§ **Exercise brief**: Look through the data below and return each line where "chart" appears.

— BEGIN Data provided —

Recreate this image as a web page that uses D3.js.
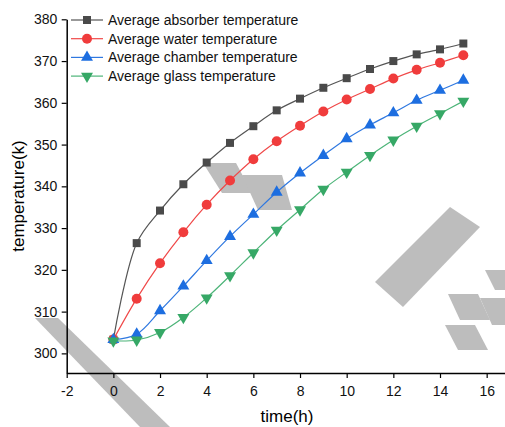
<!DOCTYPE html>
<html>
<head>
<meta charset="utf-8">
<script src="https://cdn.jsdelivr.net/npm/d3@7"></script>
<style>
  body { margin: 0; background: #fff; }
  svg { display: block; font-family: "Liberation Sans", Arial, sans-serif; }
</style>
</head>
<body>
<svg id="chart" width="505" height="427"></svg>
<script>
// hours, and the four temperature series
const hours = [0, 1, 2, 3, 4, 5, 6, 7, 8, 9, 10, 11, 12, 13, 14, 15];
const absorber = [303.3, 326.4, 334.2, 340.5, 345.7, 350.4, 354.4, 358.2, 361.0, 363.6, 365.9, 368.1, 370.0, 371.6, 372.8, 374.2];
const water = [303.3, 313.1, 321.6, 329.0, 335.6, 341.4, 346.5, 350.8, 354.5, 357.9, 360.8, 363.3, 365.8, 367.9, 369.6, 371.4];
const chamber = [303.3, 304.6, 310.2, 316.1, 322.2, 328.0, 333.3, 338.6, 343.2, 347.4, 351.4, 354.7, 357.6, 360.6, 363.0, 365.4];
const glass = [303.0, 303.2, 305.0, 308.6, 313.3, 318.6, 324.1, 329.5, 334.4, 339.3, 343.4, 347.4, 351.1, 354.4, 357.4, 360.4];

const seriesNames = ["Average absorber temperature", "Average water temperature",
  "Average chamber temperature", "Average glass temperature"];
const xTicks = [-2, 0, 2, 4, 6, 8, 10, 12, 14, 16];
const yTicks = [300, 310, 320, 330, 340, 350, 360, 370, 380];

const svg = d3.select("#chart");

const x = d3.scaleLinear().domain([-2, 17]).range([66.7, 510]);
const y = d3.scaleLinear().domain([295.3, 380]).range([373, 19.3]);

// faint watermark shapes behind the plot
const wm = svg.append("g").attr("fill", "#bdbdbd");
[
  "M35,318 L58,318 L170,427 L140,427 Z",
  "M203,163 L236,163 L252,193 L222,193 Z",
  "M242,175 L282,175 L292,210 L258,210 Z",
  "M375,282 L450,207 L480,227 L403,307 Z",
  "M448,294 L478,294 L490,320 L460,320 Z",
  "M445,325 L475,325 L488,350 L458,350 Z",
  "M480,298 L505,298 L505,325 L492,325 Z",
  "M485,270 L505,270 L505,290 L495,290 Z"
].forEach(d => wm.append("path").attr("d", d));

// axes (plain hyphen for negative labels, as in the original)
const fmt = d => String(d);
const xAxis = d3.axisBottom(x).tickValues(xTicks).tickFormat(fmt).tickSize(5).tickSizeOuter(0);
const yAxis = d3.axisLeft(y).tickValues(yTicks).tickFormat(fmt).tickSize(5).tickSizeOuter(0);
const xMinor = d3.axisBottom(x).tickValues(d3.range(-1, 17, 2)).tickFormat("").tickSize(3).tickSizeOuter(0);
const yMinor = d3.axisLeft(y).tickValues(d3.range(305, 380, 10)).tickFormat("").tickSize(3).tickSizeOuter(0);

const gx = svg.append("g").attr("transform", `translate(0,${y(295.3)})`);
gx.call(xMinor);
gx.call(xAxis);
const gy = svg.append("g").attr("transform", `translate(${x(-2)},0)`);
gy.call(yMinor);
gy.call(yAxis);

svg.selectAll(".domain").attr("stroke", "#000").attr("stroke-width", 1.5);
svg.selectAll(".tick line").attr("stroke", "#000").attr("stroke-width", 1.2);
svg.selectAll(".tick text").attr("font-size", 14).attr("fill", "#111")
  .attr("font-family", "Liberation Sans, Arial, sans-serif");
gx.selectAll(".tick text").attr("dy", "1.05em");
gy.selectAll(".tick text").attr("dx", "-0.1em");

svg.append("text")
  .attr("x", 287).attr("y", 422)
  .attr("text-anchor", "middle").attr("font-size", 17)
  .text("time(h)");
svg.append("text")
  .attr("transform", `translate(24,196) rotate(-90)`)
  .attr("text-anchor", "middle").attr("font-size", 17)
  .text("temperature(k)");

const sym = {
  square: d3.symbol().type(d3.symbolSquare).size(64),
  circle: d3.symbol().type(d3.symbolCircle).size(78),
  up: d3.symbol().type(d3.symbolTriangle).size(62),
  down: d3.symbol().type(d3.symbolTriangle).size(62)
};

const series = [
  { name: seriesNames[0], values: absorber, line: "#555555", fill: "#4a4a4a", shape: "square" },
  { name: seriesNames[1], values: water, line: "#f04848", fill: "#f03c3c", shape: "circle" },
  { name: seriesNames[2], values: chamber, line: "#2f78e0", fill: "#1d6ee0", shape: "up" },
  { name: seriesNames[3], values: glass, line: "#4cb478", fill: "#36a866", shape: "down" }
];

const line = d3.line()
  .x(d => x(d[0]))
  .y(d => y(d[1]))
  .curve(d3.curveCatmullRom.alpha(0.5));

function marker(g, s, cx, cy) {
  g.append("path")
    .attr("d", sym[s.shape]())
    .attr("transform", `translate(${cx},${cy})${s.shape === "down" ? " rotate(180)" : ""}`)
    .attr("fill", s.fill);
}

series.forEach(s => {
  const pts = hours.map((h, i) => [h, s.values[i]]);
  svg.append("path")
    .attr("d", line(pts))
    .attr("fill", "none")
    .attr("stroke", s.line)
    .attr("stroke-width", 1.2);
  const g = svg.append("g");
  pts.forEach(p => marker(g, s, x(p[0]), y(p[1])));
});

// legend
const legend = svg.append("g");
series.forEach((s, i) => {
  const ly = 20 + i * 18.7;
  legend.append("line")
    .attr("x1", 71).attr("x2", 103).attr("y1", ly).attr("y2", ly)
    .attr("stroke", s.line).attr("stroke-width", 1.2);
  marker(legend, s, 87, ly);
  legend.append("text")
    .attr("x", 108).attr("y", ly + 5)
    .attr("font-size", 14).attr("fill", "#111")
    .text(s.name);
});
</script>
</body>
</html>
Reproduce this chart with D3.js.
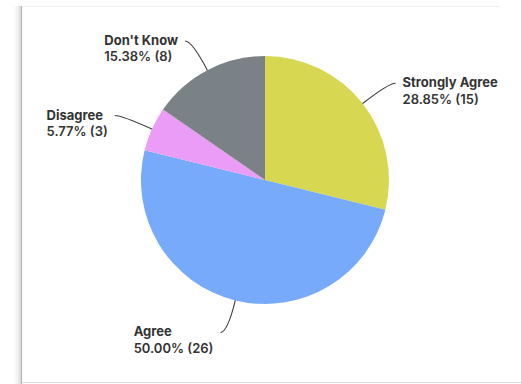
<!DOCTYPE html>
<html>
<head>
<meta charset="utf-8">
<script src="https://cdn.jsdelivr.net/npm/d3@7/dist/d3.min.js"></script>
<style>
  html, body { margin: 0; padding: 0; background: #fff; }
  svg { display: block; }
</style>
</head>
<body>
<svg id="chart" width="521" height="384"></svg>
<script>
const categories = ["Strongly Agree", "Agree", "Disagree", "Don't Know"];
const counts = [15, 26, 3, 8];
const percentLabels = ["28.85%", "50.00%", "5.77%", "15.38%"];
const colors = ["#d7d752", "#78aafc", "#eb9cf7", "#7a8288"];

const W = 521, H = 384;
const cx = 265, cy = 180, R = 124;
const svg = d3.select("#chart");

// frame
const defs = svg.append("defs");
const grad = defs.append("linearGradient").attr("id", "shadow").attr("x1", "0").attr("x2", "1");
grad.append("stop").attr("offset", "0").attr("stop-color", "#fff").attr("stop-opacity", 0);
grad.append("stop").attr("offset", "1").attr("stop-color", "#d8d8d8").attr("stop-opacity", 1);
svg.append("rect").attr("x", 12).attr("y", 6).attr("width", 9).attr("height", H - 6).attr("fill", "url(#shadow)");
svg.append("line").attr("x1", 21.5).attr("x2", 21.5).attr("y1", 6).attr("y2", H).attr("stroke", "#b8b8b8").attr("stroke-width", 1.2);
svg.append("line").attr("x1", 22).attr("x2", 500).attr("y1", 6.5).attr("y2", 6.5).attr("stroke", "#eeeeee").attr("stroke-width", 1);
svg.append("line").attr("x1", 22).attr("x2", W).attr("y1", 382.5).attr("y2", 382.5).attr("stroke", "#dcdcdc").attr("stroke-width", 1);

const data = categories.map((c, i) => ({ name: c, value: counts[i], pct: percentLabels[i], color: colors[i] }));
const pie = d3.pie().value(d => d.value).sort(null);
const arcs = pie(data);
const arcGen = d3.arc().innerRadius(0).outerRadius(R);

const g = svg.append("g").attr("transform", `translate(${cx},${cy})`);
g.selectAll("path.slice").data(arcs).enter().append("path")
  .attr("class", "slice")
  .attr("d", arcGen)
  .attr("fill", d => d.data.color);

// leader lines and labels
const radialLen = 33, stub = 7, gap = 7;
const labelsG = svg.append("g");
arcs.forEach(a => {
  const mid = (a.startAngle + a.endAngle) / 2;
  const dx = Math.sin(mid), dy = -Math.cos(mid);
  const p0 = [cx + R * dx, cy + R * dy];
  const elbow = [cx + (R + radialLen) * dx, cy + (R + radialLen) * dy];
  const right = dx >= 0;
  const end = [elbow[0] + (right ? stub : -stub), elbow[1]];
  const p = d3.path();
  p.moveTo(p0[0], p0[1]);
  p.quadraticCurveTo(elbow[0], elbow[1], end[0], end[1]);
  labelsG.append("path").attr("d", p.toString())
    .attr("fill", "none").attr("stroke", "#3a3a3a").attr("stroke-width", 1.1);

  const t = labelsG.append("text")
    .attr("font-family", "Inter, 'Open Sans', sans-serif")
    .attr("font-size", 13)
    .attr("fill", "#333");
  const l1 = t.append("tspan").attr("font-weight", 700).text(a.data.name);
  const l2 = t.append("tspan").attr("font-weight", 600).text(`${a.data.pct} (${a.data.value})`);
  const w = Math.max(l1.node().getComputedTextLength(), l2.node().getComputedTextLength());
  const x = right ? end[0] + gap : end[0] - gap - w;
  const y = end[1] + 4;
  l1.attr("x", x).attr("y", y);
  l2.attr("x", x).attr("y", y + 16.5);
});
</script>
</body>
</html>
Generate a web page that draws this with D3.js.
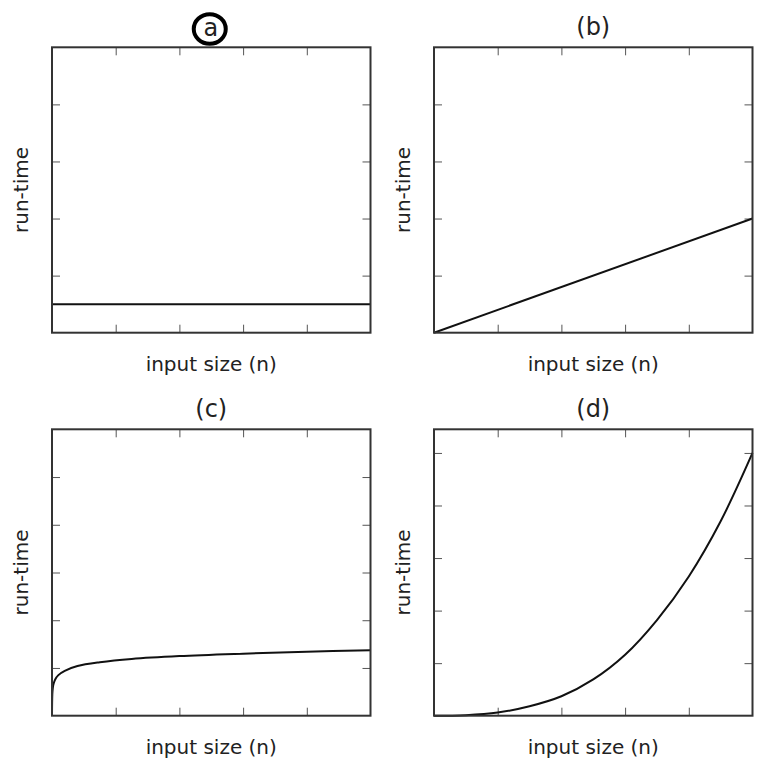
<!DOCTYPE html>
<html>
<head>
<meta charset="utf-8">
<script src="https://cdn.jsdelivr.net/npm/d3@7"></script>
<style>
  body { margin: 0; background: #fff; }
  text { font-family: "DejaVu Sans", sans-serif; fill: #222; }
</style>
</head>
<body>
<svg id="chart"></svg>
<script>
// panel titles and axis labels
const titles = ["a", "(b)", "(c)", "(d)"];
const xLabel = "input size (n)";
const yLabel = "run-time";

// interior tick values (labels are hidden in the original)
const xTicks = [0.2, 0.4, 0.6, 0.8];
const yTicksAB = [0.2, 0.4, 0.6, 0.8];
const yTicksCD = [1, 2, 3, 4, 5];

// y domains per panel
const yMax = [1, 1, 6, 5.45];

// (a) constant
const constX = [0, 1];
const constY = [0.1, 0.1];
// (b) linear
const linX = [0, 1];
const linY = [0, 0.4];
// (c) logarithmic
const logX = [0, 0.001, 0.0025, 0.005, 0.01, 0.02, 0.04, 0.08, 0.15, 0.25, 0.4, 0.6, 0.8, 1];
const logY = [0, 0.45, 0.58, 0.67, 0.76, 0.85, 0.94, 1.04, 1.12, 1.19, 1.25, 1.30, 1.34, 1.37];
// (d) polynomial
const polyX = [0, 0.1, 0.2, 0.3, 0.4, 0.5, 0.6, 0.7, 0.8, 0.9, 1];
const polyY = [0, 0.01, 0.06, 0.18, 0.37, 0.69, 1.16, 1.82, 2.65, 3.70, 5.0];

const series = [
  [constX, constY],
  [linX, linY],
  [logX, logY],
  [polyX, polyY]
];

const W = 757, H = 764;
const svg = d3.select("#chart").attr("width", W).attr("height", H);

const lefts = [52, 434];
const tops = [47.3, 429.3];
const pw = 318.5;
const ph = [285.4, 286.4];

series.forEach((s, i) => {
  let col = i % 2, row = Math.floor(i / 2);
  let x0 = lefts[col], y0 = tops[row], h = ph[row];

  let g = svg.append("g").attr("transform", `translate(${x0},${y0})`);

  let x = d3.scaleLinear().domain([0, 1]).range([0, pw]);
  let y = d3.scaleLinear().domain([0, yMax[i]]).range([h, 0]);
  let yt = i < 2 ? yTicksAB : yTicksCD;

  // inward ticks on all four sides
  let styleAxis = sel => {
    sel.select(".domain").remove();
    sel.selectAll("line").attr("stroke", "#555").attr("stroke-width", 1);
  };
  g.append("g").attr("transform", `translate(0,${h})`)
    .call(d3.axisBottom(x).tickValues(xTicks).tickSize(-8).tickFormat(""))
    .call(styleAxis);
  g.append("g")
    .call(d3.axisTop(x).tickValues(xTicks).tickSize(-8).tickFormat(""))
    .call(styleAxis);
  g.append("g")
    .call(d3.axisLeft(y).tickValues(yt).tickSize(-8).tickFormat(""))
    .call(styleAxis);
  g.append("g").attr("transform", `translate(${pw},0)`)
    .call(d3.axisRight(y).tickValues(yt).tickSize(-8).tickFormat(""))
    .call(styleAxis);

  // the curve
  let pts = s[0].map((v, k) => [v, s[1][k]]);
  let line = d3.line()
    .x(d => x(d[0]))
    .y(d => y(d[1]))
    .curve(d3.curveCatmullRom.alpha(0.5));
  g.append("path")
    .datum(pts)
    .attr("d", line)
    .attr("fill", "none")
    .attr("stroke", "#111")
    .attr("stroke-width", 2);

  // frame
  g.append("rect")
    .attr("width", pw).attr("height", h)
    .attr("fill", "none")
    .attr("stroke", "#333")
    .attr("stroke-width", 2);

  // title
  g.append("text")
    .attr("x", pw / 2 - (i === 0 ? 0.5 : 0))
    .attr("y", i === 0 ? -11 : -12)
    .attr("text-anchor", "middle")
    .style("font-size", "24px")
    .text(titles[i]);

  // x label
  g.append("text")
    .attr("x", pw / 2)
    .attr("y", h + 38.5)
    .attr("text-anchor", "middle")
    .style("font-size", "20px")
    .text(xLabel);

  // y label
  g.append("text")
    .attr("transform", `translate(-24,${h / 2}) rotate(-90)`)
    .attr("text-anchor", "middle")
    .style("font-size", "20px")
    .text(yLabel);

  // highlight ring round the first title
  if (i === 0) {
    g.append("ellipse")
      .attr("cx", pw / 2 - 1.5)
      .attr("cy", -18.3)
      .attr("rx", 16)
      .attr("ry", 14.8)
      .attr("fill", "none")
      .attr("stroke", "#000")
      .attr("stroke-width", 4);
  }
});
</script>
</body>
</html>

— END Data provided —

§ **Full output**:
<svg id="chart" width="505" height="427"></svg>
const svg = d3.select("#chart");
Reproduce this chart with D3.js.
<svg id="chart" width="521" height="384"></svg>
const svg = d3.select("#chart");
<svg id="chart"></svg>
const svg = d3.select("#chart").attr("width", W).attr("height", H);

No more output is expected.